The table below outlines a few common considerations.

Setting Placement Focus Scale Guidance Lighting Effect
Entry or foyer Seen from multiple angles and distances Often larger, especially with height or open volume Establishes first impression and spatial identity
Dining area Centered to table and sightline Sized to table length and ceiling height Creates intimacy and anchors gathering
Living room Balanced with furniture grouping and art Moderate to bold, depending on surrounding objects Adds atmosphere and visual structure
Hall or passage Clear circulation and repeated views Usually restrained in depth and projection Creates rhythm, glow, and transition
Bedside or console Close-range viewing and tactile detail Smaller scale, often with strong material presence Brings warmth and sculptural richness

Technical guidance with an art-driven eye

A strong consultation balances visual impact with sound lighting practice. For artworks on walls, angled illumination is often used to reduce glare. For sculpture, layered light from more than one direction can reveal contour, shadow, and texture with greater subtlety. Narrow beams create drama and high contrast. Wider beams soften the mood and broaden the field of illumination.

Color rendering matters too. High-CRI LED sources are generally preferred when accurate material and color perception are important. Warm white light, often around 2700K to 3000K, tends to work beautifully with wood, bronze, plaster, and many residential interiors. In spaces with paintings or works on paper, light levels may need to stay within conservation-minded ranges.

That technical review often covers:

  • Glare control: keeping bright sources out of direct view where possible

  • Shadow behavior: deciding whether a piece should cast crisp shadows or softer ones

  • Ambient balance: making sure the sculptural light belongs to the room rather than floating apart from it

  • Artwork protection: limiting excess light on sensitive surfaces and reducing UV exposure

Mockups, sightlines, and proportion testing

Some of the most valuable decisions happen before installation day. A consultation may include scaled drawings, renderings, placement studies, or on-site mockups to test hanging height, projection, and visual weight. Even a small adjustment can change how a fixture meets a staircase, aligns with a doorway, or interacts with a nearby artwork.

Sightlines are especially important in collector homes and design-led interiors. A piece might need to hold presence from across a room, then reveal finer detail as someone approaches. That kind of layered experience often depends on exact positioning.

Mockups also help answer questions that drawings alone cannot fully resolve. How much shadow falls onto the wall behind the piece? Does the fixture feel grounded in the architecture? Does it overpower a painting, or does it frame the room in a way that makes the art stronger?

A process shaped for collectors, designers, and art-led spaces

The consultation process is typically collaborative and clear. It may start with floor plans, reference images, and details about the desired piece or room. From there, the review can move into site-specific recommendations on placement, proportion, finish relationships, and light character.
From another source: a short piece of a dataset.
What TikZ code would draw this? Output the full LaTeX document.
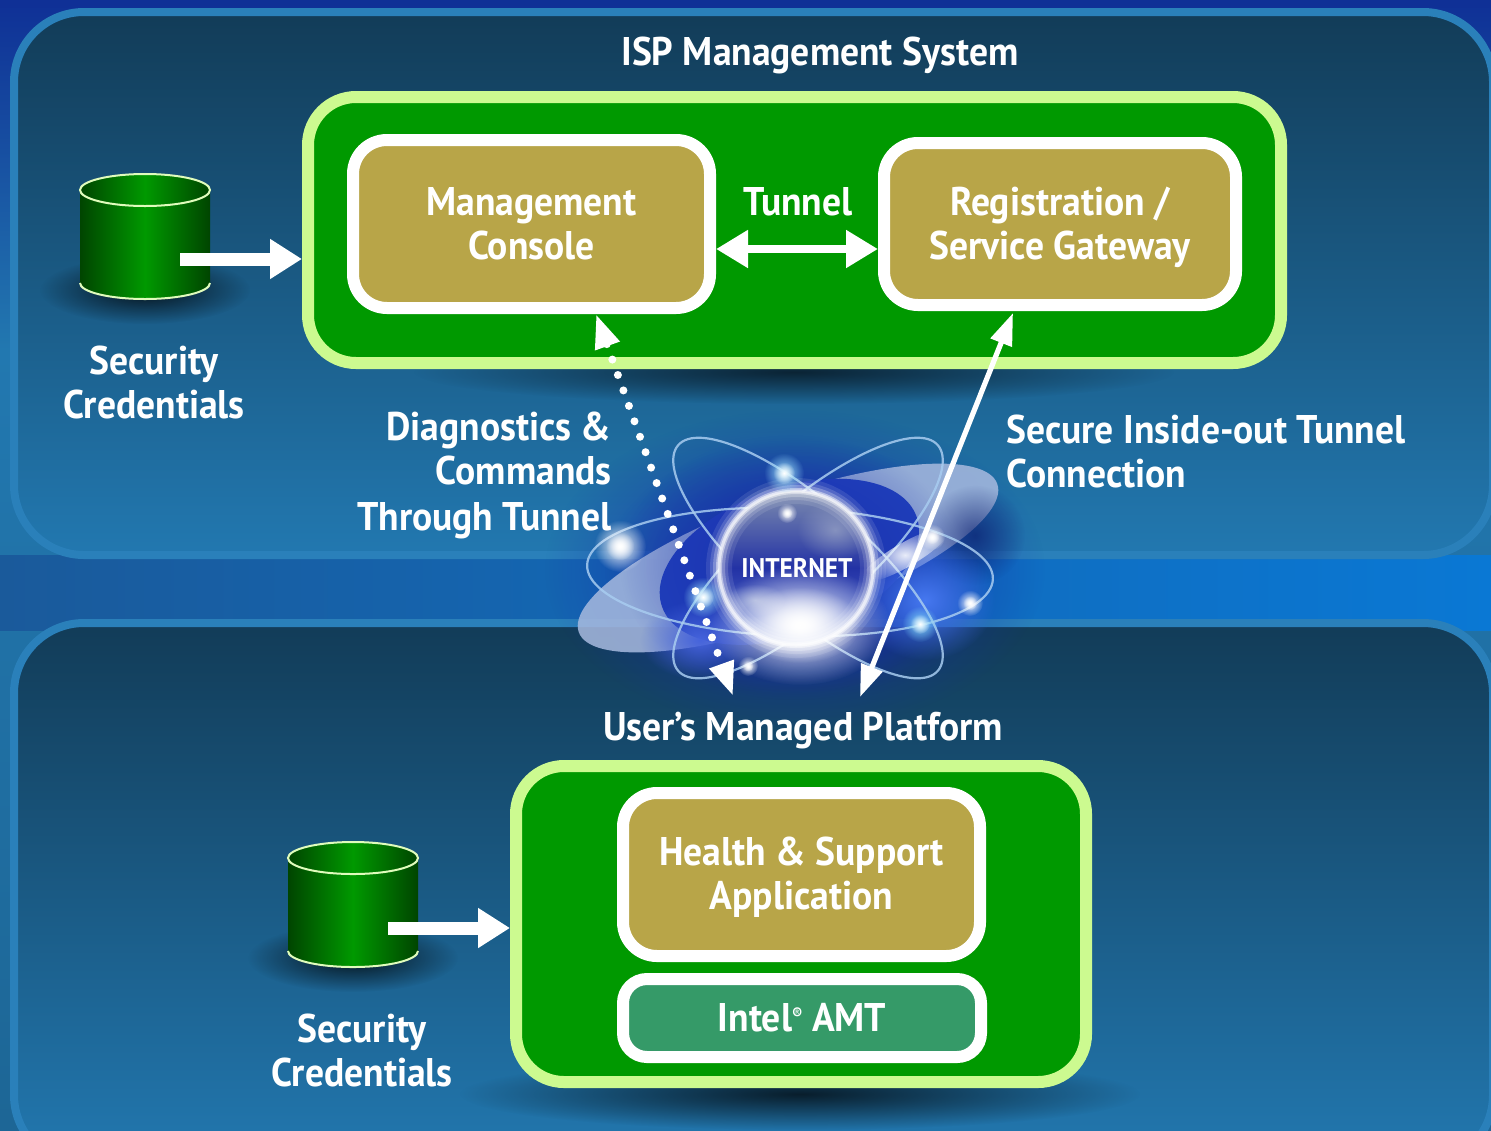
\documentclass[tikz,border=0pt]{standalone}
\usepackage{fontspec}
\setmainfont[FakeStretch=0.94]{PT Sans}
\usetikzlibrary{arrows.meta,fadings,calc}
\definecolor{panelEdge}{HTML}{2A80BA}
\definecolor{panelTop}{HTML}{123C58}
\definecolor{panelBot}{HTML}{2278B0}
\definecolor{lime}{HTML}{CCFA90}
\definecolor{grn}{HTML}{009900}
\definecolor{gold}{HTML}{B8A548}
\definecolor{teal}{HTML}{359A68}
\definecolor{orbit}{HTML}{A8CCF0}
\definecolor{navy}{HTML}{0F3096}
\definecolor{haze}{HTML}{182CAA}
\definecolor{discblue}{HTML}{2040BC}
\definecolor{discgrey}{HTML}{A8BADF}
\definecolor{hazeDark}{RGB}{12,30,110}
\definecolor{brightBlue}{RGB}{70,120,240}
\definecolor{leftBlue}{RGB}{70,100,220}
\definecolor{greyA}{RGB}{170,180,205}
\definecolor{greyB}{RGB}{190,200,225}
\definecolor{globeTop}{RGB}{125,140,175}
\definecolor{globeMid}{RGB}{35,50,165}
\definecolor{globeBot}{RGB}{90,120,215}
\definecolor{bandL}{RGB}{26,90,155}
\definecolor{bandR}{RGB}{10,120,212}
\tikzfading[name=softglow,inner color=transparent!0,outer color=transparent!100]
\tikzset{
  panel/.style={draw=panelEdge,line width=4pt,rounded corners=35pt,top color=panelTop,bottom color=panelBot},
  outerbox/.style={draw=lime,line width=6pt,fill=grn,rounded corners=24pt},
  innerbox/.style={draw=white,line width=6pt,fill=gold,rounded corners=17pt,text=white,align=center,font=\lab},
  lbl/.style={text=white,font=\lab,inner sep=0pt},
  fatarrow/.style={draw=white,line width=6.5pt,-{Triangle[length=16pt,width=19pt,fill=white]}},
  dbl/.style={draw=white,line width=4pt,{Triangle[length=16pt,width=18pt,fill=white]}-{Triangle[length=16pt,width=18pt,fill=white]}},
  thin/.style={draw=white,line width=2.6pt,{Triangle[length=16pt,width=11pt,fill=white]}-{Triangle[length=16pt,width=11pt,fill=white]}},
  dots/.style={draw=white,line width=4pt,line cap=round,dash pattern=on 0pt off 8.2pt,{Triangle[length=17pt,width=12pt,fill=white]}-{Triangle[length=17pt,width=12pt,fill=white]}},
  orbitline/.style={draw=orbit,line width=1.1pt,opacity=.85},
}
\newcommand\lab{\fontsize{20}{22}\selectfont\bfseries}
\newcommand\stA{\rule{0pt}{19pt}}
\newcommand\stB{\rule[-6pt]{0pt}{6pt}}
\newcommand\glowdot[4]{%
  \fill[#4,path fading=softglow] (#1,#2) circle ({#3});
  \fill[white,path fading=softglow] (#1,#2) circle ({#3*.55});}
\newcommand\cyl[2]{%
  \begin{scope}[shift={(#1,#2)}]
    \fill[black,opacity=.8,path fading=softglow] (65,116) ellipse (105 and 34);
    \path[left color=black!55!grn,right color=black!55!grn,middle color=grn]
      (0,16) -- (0,109) arc[start angle=180,end angle=0,x radius=65,y radius=16] -- (130,16) -- cycle;
    \draw[lime!60!white,line width=1pt] (0,109) arc[start angle=180,end angle=0,x radius=65,y radius=16];
    \path[left color=black!55!grn,right color=black!55!grn,middle color=grn,draw=lime!60!white,line width=1pt] (65,16) ellipse (65 and 16);
  \end{scope}}
\begin{document}
\begin{tikzpicture}[x=0.5pt,y=-0.5pt]
\clip (0,0) rectangle (1491,1130);
% background
\shade[top color=navy,bottom color=panelBot] (0,0) rectangle (1491,350);
\shade[top color=panelBot,bottom color=black!15!panelBot] (0,350) rectangle (1491,1130);
\fill[navy] (0,0) rectangle (1491,8);
\shade[left color=bandL,right color=bandR] (0,555) rectangle (1491,630);
% panels
\path[panel] (14,12) rectangle (1493,555);
\path[panel] (14,623) rectangle (1493,1165);
% box shadows
\fill[panelTop!60!black,path fading=softglow] (794,372) ellipse (380 and 32);
\fill[panelTop!50!black,path fading=softglow] (800,1094) ellipse (340 and 36);
% internet emblem
\fill[haze,path fading=softglow] (795,570) ellipse (250 and 160);
\fill[haze,opacity=.9,path fading=softglow] (795,570) ellipse (190 and 130);
\begin{scope}[rotate around={19.5:(788,558)}]
  \fill[discgrey,opacity=.85] (788,558) ellipse (222 and 62);
  \fill[discblue] (788,562) ellipse (135 and 74);
\end{scope}
\fill[haze,opacity=.8,path fading=softglow] (790,565) ellipse (170 and 130);
\fill[hazeDark,opacity=.7,path fading=softglow] (975,535) ellipse (50 and 50);
\fill[brightBlue,path fading=softglow] (925,600) ellipse (70 and 60);
\fill[leftBlue,path fading=softglow] (700,640) ellipse (60 and 40);
\draw[orbitline,rotate around={-2:(790,572)}] (790,572) ellipse (203 and 64);
\draw[orbitline,rotate around={41:(808,558)}] (808,558) ellipse (172 and 55);
\draw[orbitline,rotate around={-41:(808,558)}] (808,558) ellipse (172 and 55);
\shade[top color=globeTop,bottom color=globeBot,middle color=globeMid] (796,568) circle (77);
\fill[greyA,opacity=.6,path fading=softglow] (835,530) ellipse (38 and 30);
\fill[greyB,opacity=.7,path fading=softglow] (755,600) ellipse (30 and 16);
\foreach \w/\o in {13/.10,9/.15,6/.25,3/.45,1.5/.6}{\draw[white,line width=\w pt,opacity=\o] (796,568) circle (77);}
\fill[white,path fading=softglow] (800,625) ellipse (90 and 60);
\fill[white,path fading=softglow] (800,625) ellipse (60 and 38);
\fill[white,opacity=.9,path fading=softglow,rotate around={30:(905,555)}] (905,555) ellipse (50 and 12);
\glowdot{784}{473}{20}{cyan!40!white}
\glowdot{620}{546}{26}{white}
\glowdot{703}{597}{20}{cyan!40!white}
\glowdot{920}{624}{18}{cyan!50!white}
\glowdot{970}{603}{13}{white}
\glowdot{932}{537}{13}{white}
\glowdot{787}{513}{10}{white}
\glowdot{748}{666}{10}{white}
% green containers
\node[outerbox,minimum width=486.5pt,minimum height=133pt] (top) at (794.5,230) {};
\node[outerbox,minimum width=285pt,minimum height=158pt] (low) at (801,924) {};
\node[innerbox,minimum width=178.5pt,minimum height=84pt] (mc) at (531.5,224) {\stA Management\\\stB Console};
\node[innerbox,minimum width=176pt,minimum height=81pt] (rg) at (1060,224) {\stA Registration /\\\stB Service Gateway};
\node[innerbox,minimum width=178.5pt,minimum height=81.5pt] (hs) at (801.5,874.5) {\stA Health \& Support\\\stB Application};
\node[innerbox,fill=teal,rounded corners=12pt,minimum width=179pt,minimum height=39pt] (amt) at (802,1018) {\stA\stB Intel\raisebox{6pt}{\fontsize{8}{8}\selectfont ®} AMT};
% cylinders
\cyl{80}{174}
\cyl{288}{842}
\node[minimum width=65pt,minimum height=62pt,inner sep=0pt] (cylA) at (145,236) {};
\node[minimum width=65pt,minimum height=62pt,inner sep=0pt] (cylB) at (353,904) {};
% connectors
\coordinate (cylAout) at (180,259);
\coordinate (cylBout) at (388,928);
\draw[fatarrow] (cylAout) -- (cylAout -| top.west);
\draw[fatarrow] (cylBout) -- (cylBout -| low.west);
\draw[dbl] (mc.east |- 0,249) -- (rg.west |- 0,249);
\coordinate (dotA) at (596,314);
\coordinate (dotB) at (733,696);
\coordinate (solA) at (1013,313);
\coordinate (solB) at (860,697);
\draw[dots] (dotA) -- (dotB);
\draw[thin] (solA) -- (solB);
% labels
\node[lbl] (title1) at (820,55) {ISP Management System};
\node[lbl] (title2) at (803,731) {User's Managed Platform};
\node[lbl] (tun) at (798,202) {Tunnel};
\node[lbl,align=center] (secA) at (154,382) {Security\\Credentials};
\node[lbl,align=center] (secB) at (362,1050) {Security\\Credentials};
\node[lbl,align=right,anchor=east] (diag) at (612,475) {Diagnostics \&\\Commands\\[1pt]Through Tunnel\hspace{2pt}};
\node[lbl,align=left,anchor=west] (sec) at (1006,451) {Secure Inside-out Tunnel\\Connection};
\node[text=white,inner sep=0pt,font=\fontsize{13.5}{16}\selectfont\bfseries] (inet) at (797,568) {INTERNET};
\end{tikzpicture}
\end{document}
That work may support several kinds of projects:

For interior designers, this can bring sharper guidance during specification. For collectors, it can protect the integrity of a sculptural piece by placing it with the right amount of space, presence, and light. For projects involving custom work or larger installations, it creates a stronger bridge between artistic intent and built reality.

The result is a room where the fixture does what sculptural lighting should do: illuminate, define, and hold attention with purpose. When placement and scale are resolved well, the piece feels inevitable, as though the space had been waiting for it all along.